Лишь один учитель природоведения, он же классный руководитель, Александр Семенович Корпачевский, по кличке Протоплазма, или Паразит, не сдавался и сам шел в бой на нашу вольницу, расписывая в дневниках наши похождения и посылая Никанора к родителям с повестками, так как никто вызовов и дневников родителям не давал, а кто-то из товарищей постоянно расписывался за них в дневнике. «Паразит» был молод, лет тридцати, требовал знаний и открыто восхвалял гимназическую дисциплину.
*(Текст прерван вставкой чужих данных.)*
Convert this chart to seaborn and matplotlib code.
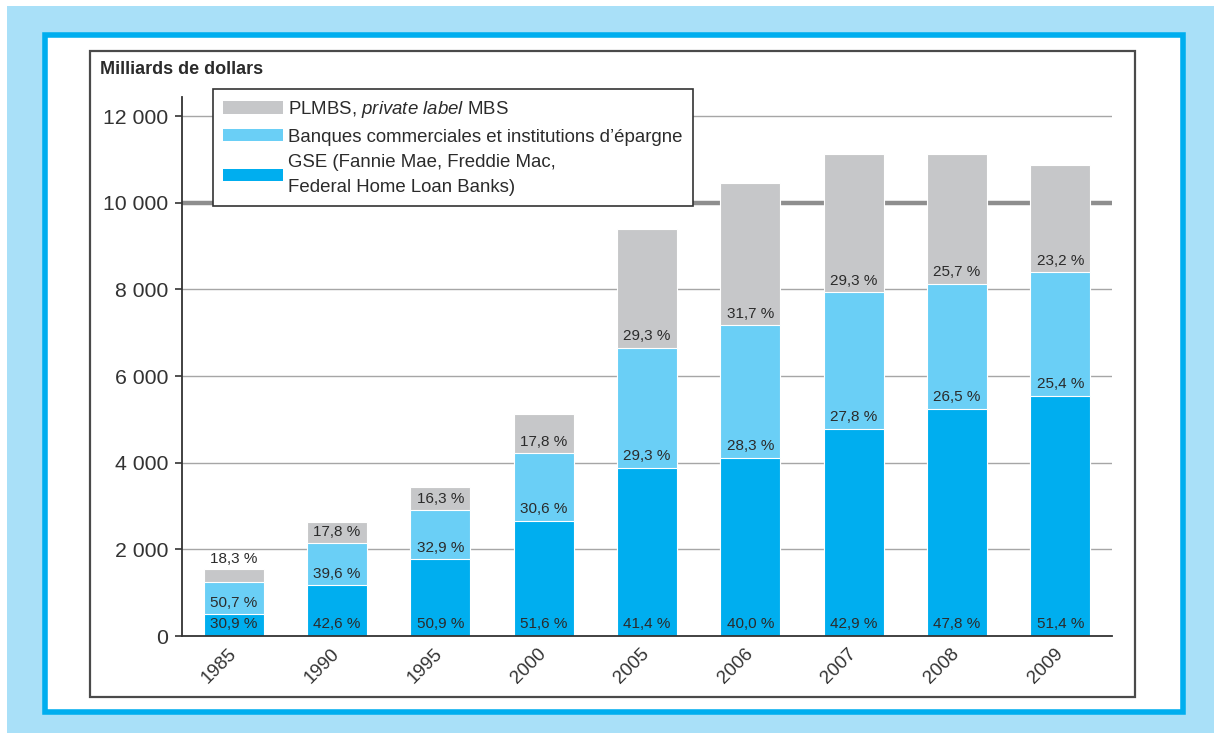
import numpy as np
import pandas as pd
import matplotlib
matplotlib.use('Agg')
import matplotlib.pyplot as plt
import seaborn as sns
from matplotlib.patches import Patch, Rectangle

sns.set_style('white')
plt.rcParams['font.family'] = ['Liberation Sans', 'DejaVu Sans']
plt.rcParams['mathtext.fontset'] = 'custom'
plt.rcParams['mathtext.rm'] = 'Liberation Sans'
plt.rcParams['mathtext.it'] = 'Liberation Sans:italic'

# Données (milliards de dollars)
annees = ['1985', '1990', '1995', '2000', '2005', '2006', '2007', '2008', '2009']
gse = [500, 1170, 1770, 2660, 3880, 4110, 4780, 5240, 5550]
banques = [755, 975, 1130, 1560, 2770, 3060, 3150, 2895, 2845]
plmbs = [285, 495, 530, 900, 2745, 3290, 3200, 2995, 2465]

pct_gse = ['30,9 %', '42,6 %', '50,9 %', '51,6 %', '41,4 %', '40,0 %', '42,9 %', '47,8 %', '51,4 %']
pct_banques = ['50,7 %', '39,6 %', '32,9 %', '30,6 %', '29,3 %', '28,3 %', '27,8 %', '26,5 %', '25,4 %']
pct_plmbs = ['18,3 %', '17,8 %', '16,3 %', '17,8 %', '29,3 %', '31,7 %', '29,3 %', '25,7 %', '23,2 %']

yticks = [0, 2000, 4000, 6000, 8000, 10000, 12000]
ytick_labels = ['0', '2 000', '4 000', '6 000', '8 000', '10 000', '12 000']

noms_series = ['PLMBS, $\\it{private\\ label}$ MBS',
               'Banques commerciales et institutions d\u2019\u00e9pargne',
               'GSE (Fannie Mae, Freddie Mac,\nFederal Home Loan Banks)']

COL_GSE = '#00aeef'
COL_BANQUES = '#6acff6'
COL_PLMBS = '#c6c7c9'

df = pd.DataFrame({'annee': annees, 'gse': gse, 'banques': banques, 'plmbs': plmbs})
df['cum_banques'] = df['gse'] + df['banques']
df['total'] = df['cum_banques'] + df['plmbs']

W, H = 1214, 733
fig = plt.figure(figsize=(W / 100, H / 100), dpi=100, facecolor='white')

# Cadres décoratifs
fig.patches.append(Rectangle((7 / W, 0), 1 - 7 / W, 1 - 6 / H, transform=fig.transFigure,
                             facecolor='#a9e0f8', edgecolor='none', zorder=-3))
fig.patches.append(Rectangle((45 / W, 1 - 712 / H), (1183 - 45) / W, (712 - 35) / H,
                             transform=fig.transFigure, facecolor='white',
                             edgecolor='#00aeef', linewidth=4, zorder=-2))
fig.patches.append(Rectangle((90 / W, 1 - 697 / H), (1135 - 90) / W, (697 - 51) / H,
                             transform=fig.transFigure, facecolor='none',
                             edgecolor='#4a4a4a', linewidth=1.6, zorder=-1))

ax = fig.add_axes([182 / W, 1 - 636 / H, (1112 - 182) / W, (636 - 97) / H])
ax.patch.set_alpha(0)

# Barres empilées
largeur = 0.58
sns.barplot(data=df, x='annee', y='total', color=COL_PLMBS, saturation=1,
            width=largeur, edgecolor='white', linewidth=0.8, ax=ax)
sns.barplot(data=df, x='annee', y='cum_banques', color=COL_BANQUES, saturation=1,
            width=largeur, edgecolor='white', linewidth=0.8, ax=ax)
sns.barplot(data=df, x='annee', y='gse', color=COL_GSE, saturation=1,
            width=largeur, edgecolor='white', linewidth=0.8, ax=ax)

# Quadrillage
for v in yticks[1:]:
    if v == 10000:
        ax.axhline(v, color='#8e8e8e', linewidth=3.2, zorder=0)
    else:
        ax.axhline(v, color='#a6a6a6', linewidth=1.0, zorder=0)

# Étiquettes de pourcentage
for i in range(len(annees)):
    bas = [0, df['gse'][i], df['cum_banques'][i]]
    txt = [pct_gse[i], pct_banques[i], pct_plmbs[i]]
    for k in range(3):
        y0, dy = bas[k], 8.3
        if k == 2 and plmbs[i] < 400:
            y0, dy = df['total'][i], 7.5
        ax.annotate(txt[k], xy=(i, y0), xytext=(0, dy), textcoords='offset points',
                    ha='center', va='center', fontsize=11, color='#2b2b2b')

ax.set_xlim(-0.5, len(annees) - 0.5)
ax.set_ylim(0, 12440)
ax.set_xlabel('')
ax.set_ylabel('')
ax.set_yticks(yticks)
ax.set_yticklabels(ytick_labels, fontsize=15.3, color='#333333')
ax.set_xticks(range(len(annees)))
ax.set_xticklabels(annees, rotation=45, ha='right', va='center', rotation_mode='anchor',
                   fontsize=13.5, color='#333333')
ax.tick_params(axis='x', which='major', length=0, pad=11)
ax.set_xticks(np.arange(-0.5, len(annees) - 1, 1.0), minor=True)
ax.tick_params(axis='x', which='minor', length=6, width=1.2, color='#333333', direction='out')
ax.tick_params(axis='y', length=5, width=1.2, color='#333333', direction='out', pad=5, left=True)

for s in ['top', 'right']:
    ax.spines[s].set_visible(False)
for s in ['left', 'bottom']:
    ax.spines[s].set_color('#333333')
    ax.spines[s].set_linewidth(1.3)
    ax.spines[s].set_zorder(3)

fig.text(100 / W, 1 - 70 / H, 'Milliards de dollars', fontsize=13, fontweight='bold',
         color='#2b2b2b', ha='left', va='center')

poignees = [Patch(facecolor=COL_PLMBS, edgecolor='none'),
            Patch(facecolor=COL_BANQUES, edgecolor='none'),
            Patch(facecolor=COL_GSE, edgecolor='none')]
leg = ax.legend(poignees, noms_series, loc='upper left',
                bbox_to_anchor=(213 / W, 1 - 89 / H), bbox_transform=fig.transFigure,
                fontsize=13.4, frameon=True, fancybox=False, framealpha=1,
                edgecolor='#333333', handlelength=3.2, handleheight=0.65,
                handletextpad=0.3, labelspacing=0.46, borderpad=0.55, borderaxespad=0)
leg.get_frame().set_linewidth(1.2)
for t in leg.get_texts():
    t.set_color('#2b2b2b')
    t.set_linespacing(1.55)
leg.set_zorder(5)

fig.savefig('out.png', dpi=100)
А мы в ответ пели: «Владеть землей имеем право… А паразиты – никогда!»
Учителя-то были еще во власти старых порядков, хотя и сдерживались, а ученики стали другими, только вот учителей изводили по-старому, добавляя революционного размаха.
Рождение новой школы ознаменовалось необычайным расцветом самоуправления, каждый ученик жаждал занимать какое-либо место в его разветвленной иерархии. В каждом классе был «класском», «товарищеский суд», были «старостат» всей школы, комиссия по борьбе с хулиганством, стенгазеты и журнал. Всем очень нравилась процедура собраний, голосований. Товарищеский суд проводился по образцу трибуналов. Были специальные прокуроры и защитники. Передо мной пожелтевший листок из тетради, на нем читаю: «Жозику Маневичу. Спрячь этот листок с подписями и помни, что седьмая группа тебя любит и помнит всегда». Далее длинный список подписей, рядом с каждой из них – «должность»: староста, председатель товарищеского суда, отв. редактор «Свободной школы», редактор журнала «Свободное слово», члены редколлегии, секретари и председатели различных комиссий и коллегий защитников… Подписи все с росчерками, как у матерых чиновников. В характеристике особенно прославлялась моя деятельность как председателя товарищеского суда и редактора стенгазеты. Впрочем, председатель товсуда всегда был вместе с подсудимыми – беспокойными, шаловливыми и хулиганистыми ребятами. Да и учились мы плохо. В той же характеристике, за подписью главы самоуправления, красными чернилами выведено, что я – авторитетный товарищ, а рукой завшколы – черными чернилами – исправлены грамматические ошибки. Я увлекался лишь историей и любил географию, с указкой путешествуя по карте в далекие края.